In response to Cynthia Dill’s May 22 Bernie and Jane Sanders-bashing column, “Sanders is losing fair and square,” I offer the following comments.

It took until the next-to-last paragraph to actually find anything of substance to comment on. The balance of Dill’s piece sounded like it was written by a Donald Trump speechwriter, clothed in mock liberal jingoism.

Regarding her statement that Sanders’ “latest stunt – an anti-democratic pitch suggesting that polls point to him as the best nominee – is ridiculous,” I can only point to the polls themselves. As for favorable opinion of the candidates among likely voters, Hillary Clinton polls an astonishingly low 32 percent, as compared to Sanders’ 45 percent (April 17 NBC/Wall Street Journal poll). According to the May 25 Huffpost composite poll chart, Clinton leads Donald Trump by 1.6 percent, where Sanders leads Trump by 10.2 percent with likely voters.

What the Democrats’ primary process fails to take into consideration is the huge effect that unenrolled or independent voters will have on the outcome. When allowed to vote in open Democratic primaries, Sanders carried their vote by a 2-to-1 margin.

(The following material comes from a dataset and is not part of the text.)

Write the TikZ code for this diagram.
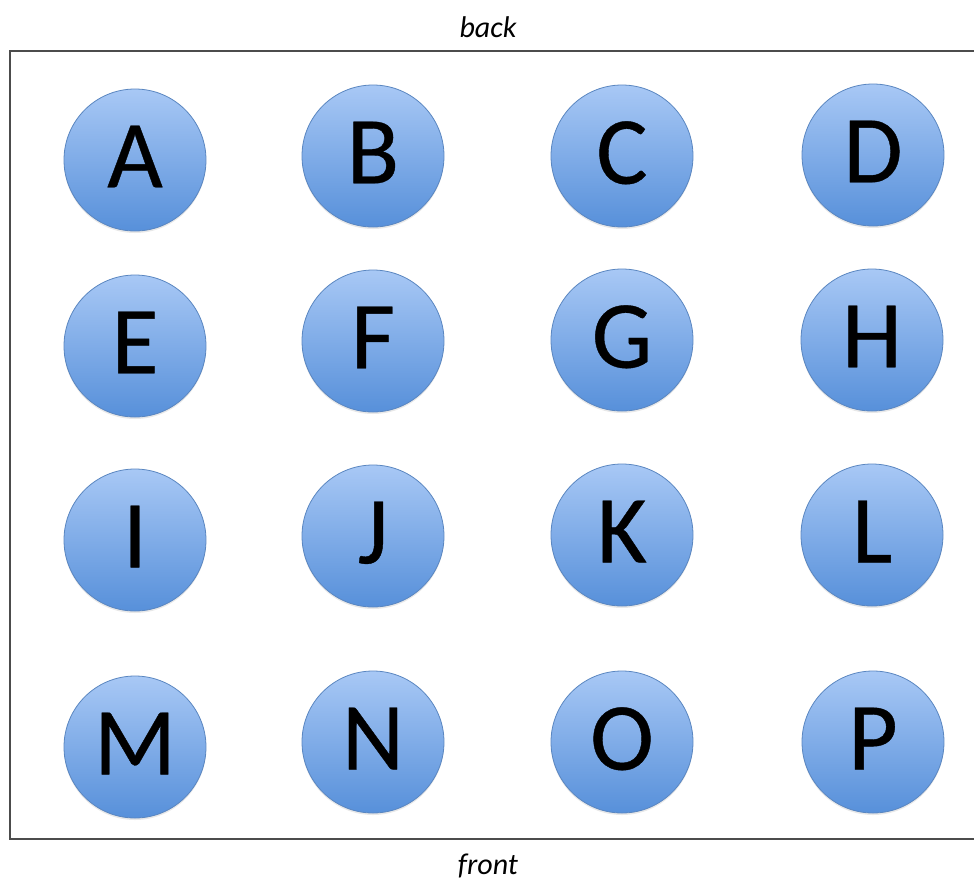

It seems that the Clinton camp’s biggest worry is in uniting the party once she has been crowned as the official Democratic candidate.

In reality, the likelihood that most Sanders supporters will “do what’s best for the party” is extremely low. As frequently stated online, in the opinion section of newspapers and at political gatherings, the pervasive sentiment is “Bernie will get my vote, whether I check his box or write his name on the line.”